--- Recorded data ---
☆ ☆ ☆

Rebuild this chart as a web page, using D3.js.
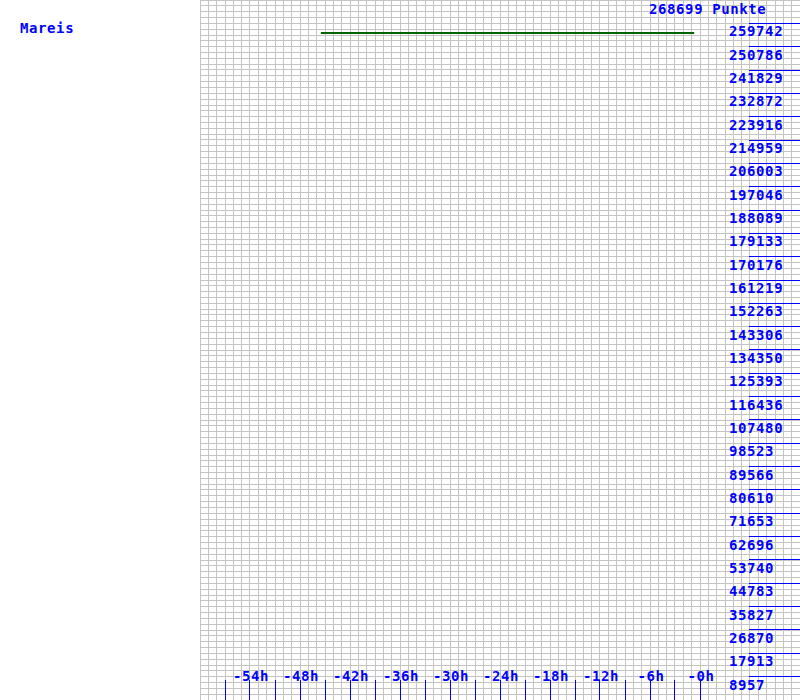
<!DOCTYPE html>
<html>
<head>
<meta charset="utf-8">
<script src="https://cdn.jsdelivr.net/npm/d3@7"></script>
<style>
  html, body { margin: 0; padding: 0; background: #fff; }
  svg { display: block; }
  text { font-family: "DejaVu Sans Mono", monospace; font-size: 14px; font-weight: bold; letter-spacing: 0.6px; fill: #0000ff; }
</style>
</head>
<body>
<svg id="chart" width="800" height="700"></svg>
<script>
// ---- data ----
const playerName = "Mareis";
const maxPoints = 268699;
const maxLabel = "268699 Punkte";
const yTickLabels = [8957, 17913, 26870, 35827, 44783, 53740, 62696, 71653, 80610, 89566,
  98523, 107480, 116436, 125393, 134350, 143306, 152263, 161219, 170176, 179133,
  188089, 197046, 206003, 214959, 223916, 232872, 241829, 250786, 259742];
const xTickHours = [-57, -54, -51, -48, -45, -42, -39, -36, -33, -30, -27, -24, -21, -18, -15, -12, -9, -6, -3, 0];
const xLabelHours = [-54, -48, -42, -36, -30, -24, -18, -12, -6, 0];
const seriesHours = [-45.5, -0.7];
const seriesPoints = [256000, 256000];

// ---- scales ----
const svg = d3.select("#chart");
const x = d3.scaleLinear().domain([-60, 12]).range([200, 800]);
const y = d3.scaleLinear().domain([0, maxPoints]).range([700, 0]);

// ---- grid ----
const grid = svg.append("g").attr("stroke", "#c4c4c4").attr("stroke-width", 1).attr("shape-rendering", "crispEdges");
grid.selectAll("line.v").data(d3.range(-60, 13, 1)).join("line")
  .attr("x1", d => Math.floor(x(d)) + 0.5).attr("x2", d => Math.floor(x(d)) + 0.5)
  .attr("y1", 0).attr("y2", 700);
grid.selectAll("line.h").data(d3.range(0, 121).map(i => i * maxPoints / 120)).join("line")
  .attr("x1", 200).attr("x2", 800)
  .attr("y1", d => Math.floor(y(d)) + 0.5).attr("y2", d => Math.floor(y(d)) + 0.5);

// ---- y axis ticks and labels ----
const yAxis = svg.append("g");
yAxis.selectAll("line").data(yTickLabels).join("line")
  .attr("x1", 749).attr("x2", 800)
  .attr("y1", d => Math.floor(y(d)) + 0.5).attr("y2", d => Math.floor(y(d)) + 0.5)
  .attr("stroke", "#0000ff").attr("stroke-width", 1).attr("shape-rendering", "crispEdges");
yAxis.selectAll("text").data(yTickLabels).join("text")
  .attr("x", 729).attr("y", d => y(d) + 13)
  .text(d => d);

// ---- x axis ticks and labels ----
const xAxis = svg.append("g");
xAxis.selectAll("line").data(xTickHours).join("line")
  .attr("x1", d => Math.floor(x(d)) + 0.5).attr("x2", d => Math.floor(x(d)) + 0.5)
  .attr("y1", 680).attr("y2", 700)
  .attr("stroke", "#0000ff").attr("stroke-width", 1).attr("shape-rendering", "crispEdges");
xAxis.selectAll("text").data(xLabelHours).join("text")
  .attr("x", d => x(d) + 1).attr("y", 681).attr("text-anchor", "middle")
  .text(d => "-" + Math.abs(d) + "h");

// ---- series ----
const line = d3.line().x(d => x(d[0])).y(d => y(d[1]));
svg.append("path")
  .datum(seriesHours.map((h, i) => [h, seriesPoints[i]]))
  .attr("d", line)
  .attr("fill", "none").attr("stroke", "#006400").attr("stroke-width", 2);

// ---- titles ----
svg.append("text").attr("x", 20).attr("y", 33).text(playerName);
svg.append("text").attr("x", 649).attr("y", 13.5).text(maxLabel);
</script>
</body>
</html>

☆ ☆ ☆

--- Problem description ---
Transcribe the full listing above exactly, with the images removed.

--- Response below ---
Rebuild this chart as a web page, using D3.js.
<!DOCTYPE html>
<html>
<head>
<meta charset="utf-8">
<script src="https://cdn.jsdelivr.net/npm/d3@7"></script>
<style>
  html, body { margin: 0; padding: 0; background: #fff; }
  svg { display: block; }
  text { font-family: "DejaVu Sans Mono", monospace; font-size: 14px; font-weight: bold; letter-spacing: 0.6px; fill: #0000ff; }
</style>
</head>
<body>
<svg id="chart" width="800" height="700"></svg>
<script>
// ---- data ----
const playerName = "Mareis";
const maxPoints = 268699;
const maxLabel = "268699 Punkte";
const yTickLabels = [8957, 17913, 26870, 35827, 44783, 53740, 62696, 71653, 80610, 89566,
  98523, 107480, 116436, 125393, 134350, 143306, 152263, 161219, 170176, 179133,
  188089, 197046, 206003, 214959, 223916, 232872, 241829, 250786, 259742];
const xTickHours = [-57, -54, -51, -48, -45, -42, -39, -36, -33, -30, -27, -24, -21, -18, -15, -12, -9, -6, -3, 0];
const xLabelHours = [-54, -48, -42, -36, -30, -24, -18, -12, -6, 0];
const seriesHours = [-45.5, -0.7];
const seriesPoints = [256000, 256000];

// ---- scales ----
const svg = d3.select("#chart");
const x = d3.scaleLinear().domain([-60, 12]).range([200, 800]);
const y = d3.scaleLinear().domain([0, maxPoints]).range([700, 0]);

// ---- grid ----
const grid = svg.append("g").attr("stroke", "#c4c4c4").attr("stroke-width", 1).attr("shape-rendering", "crispEdges");
grid.selectAll("line.v").data(d3.range(-60, 13, 1)).join("line")
  .attr("x1", d => Math.floor(x(d)) + 0.5).attr("x2", d => Math.floor(x(d)) + 0.5)
  .attr("y1", 0).attr("y2", 700);
grid.selectAll("line.h").data(d3.range(0, 121).map(i => i * maxPoints / 120)).join("line")
  .attr("x1", 200).attr("x2", 800)
  .attr("y1", d => Math.floor(y(d)) + 0.5).attr("y2", d => Math.floor(y(d)) + 0.5);

// ---- y axis ticks and labels ----
const yAxis = svg.append("g");
yAxis.selectAll("line").data(yTickLabels).join("line")
  .attr("x1", 749).attr("x2", 800)
  .attr("y1", d => Math.floor(y(d)) + 0.5).attr("y2", d => Math.floor(y(d)) + 0.5)
  .attr("stroke", "#0000ff").attr("stroke-width", 1).attr("shape-rendering", "crispEdges");
yAxis.selectAll("text").data(yTickLabels).join("text")
  .attr("x", 729).attr("y", d => y(d) + 13)
  .text(d => d);

// ---- x axis ticks and labels ----
const xAxis = svg.append("g");
xAxis.selectAll("line").data(xTickHours).join("line")
  .attr("x1", d => Math.floor(x(d)) + 0.5).attr("x2", d => Math.floor(x(d)) + 0.5)
  .attr("y1", 680).attr("y2", 700)
  .attr("stroke", "#0000ff").attr("stroke-width", 1).attr("shape-rendering", "crispEdges");
xAxis.selectAll("text").data(xLabelHours).join("text")
  .attr("x", d => x(d) + 1).attr("y", 681).attr("text-anchor", "middle")
  .text(d => "-" + Math.abs(d) + "h");

// ---- series ----
const line = d3.line().x(d => x(d[0])).y(d => y(d[1]));
svg.append("path")
  .datum(seriesHours.map((h, i) => [h, seriesPoints[i]]))
  .attr("d", line)
  .attr("fill", "none").attr("stroke", "#006400").attr("stroke-width", 2);

// ---- titles ----
svg.append("text").attr("x", 20).attr("y", 33).text(playerName);
svg.append("text").attr("x", 649).attr("y", 13.5).text(maxLabel);
</script>
</body>
</html>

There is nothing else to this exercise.